Mr Comey, along with Mr Mueller, threatened to resign if the White House continued the programme and the administration backed down. He also opposed the Bush administration’s use of interrogation techniques and torture under the CIA, including the simulated drowning of detainees known as waterboarding.
Mr Mueller, the longest-serving FBI director since J Edgar Hoover, the bureau's legendary founder, took up the role shortly before the September 2001 attacks. He had extended his normal 10-year tenure by two years in 2011 at Mr Mr Obama's request.
The appointment of Mr Comey is seen as a bipartisan move to install a candidate that might be better favoured by the president’s opponents on a gridlocked Capitol Hill.

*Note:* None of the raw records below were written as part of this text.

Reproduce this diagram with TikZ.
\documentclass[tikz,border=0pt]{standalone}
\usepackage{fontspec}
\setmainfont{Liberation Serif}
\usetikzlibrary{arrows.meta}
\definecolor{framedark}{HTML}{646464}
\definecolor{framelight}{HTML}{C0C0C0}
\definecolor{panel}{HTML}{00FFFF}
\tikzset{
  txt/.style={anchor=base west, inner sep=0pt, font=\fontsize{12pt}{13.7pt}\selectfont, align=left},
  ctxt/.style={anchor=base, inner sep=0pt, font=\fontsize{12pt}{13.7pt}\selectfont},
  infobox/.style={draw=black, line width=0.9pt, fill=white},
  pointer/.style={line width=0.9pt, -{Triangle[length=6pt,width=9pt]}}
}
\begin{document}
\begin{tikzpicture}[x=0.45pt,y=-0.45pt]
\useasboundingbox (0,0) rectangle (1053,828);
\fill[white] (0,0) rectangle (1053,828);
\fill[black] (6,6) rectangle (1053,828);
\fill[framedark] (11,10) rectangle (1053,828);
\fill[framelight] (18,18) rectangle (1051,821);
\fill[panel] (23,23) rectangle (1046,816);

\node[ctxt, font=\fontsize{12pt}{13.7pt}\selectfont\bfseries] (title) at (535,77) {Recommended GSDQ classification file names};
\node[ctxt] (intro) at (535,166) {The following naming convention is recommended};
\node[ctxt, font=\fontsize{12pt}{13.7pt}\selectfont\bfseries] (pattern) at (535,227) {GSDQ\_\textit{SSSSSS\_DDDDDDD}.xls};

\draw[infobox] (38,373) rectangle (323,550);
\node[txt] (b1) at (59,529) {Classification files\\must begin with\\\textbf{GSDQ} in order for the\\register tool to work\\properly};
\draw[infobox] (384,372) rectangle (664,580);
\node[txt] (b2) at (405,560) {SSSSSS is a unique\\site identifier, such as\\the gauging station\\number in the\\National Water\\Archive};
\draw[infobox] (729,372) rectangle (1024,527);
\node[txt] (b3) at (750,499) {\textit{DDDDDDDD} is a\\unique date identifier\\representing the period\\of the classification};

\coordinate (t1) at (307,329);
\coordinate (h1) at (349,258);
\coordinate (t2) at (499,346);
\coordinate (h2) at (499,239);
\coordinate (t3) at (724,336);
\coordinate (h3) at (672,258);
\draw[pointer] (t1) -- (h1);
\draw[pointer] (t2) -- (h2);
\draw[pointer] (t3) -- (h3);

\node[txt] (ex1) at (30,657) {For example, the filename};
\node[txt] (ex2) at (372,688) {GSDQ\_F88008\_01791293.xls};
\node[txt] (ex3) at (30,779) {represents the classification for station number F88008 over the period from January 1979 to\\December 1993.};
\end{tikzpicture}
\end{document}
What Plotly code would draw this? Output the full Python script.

Mr Comey's name emerged as US attorney general Eric Holder came under increased pressure over the justice department's attempts to find the source of leaks to the Associated Press and a reporter from Fox News.
Republicans have accused Mr Holder of misleading Congress when he testified on whether the justice department had ever considered prosecuting journalists under the Espionage Act for publishing official secrets.
Mr Holder told a congressional committee on May 15th that he would never personally have been involved in a possible prosecution of a journalist over the disclosure of sensitive material.
It later emerged that Mr Holder had signed off on a warrant to obtain phone and email records of James Rosen, the chief Washington correspondent of Fox News, as part of an investigation into possible leaks of classified information about North Korea in 2009.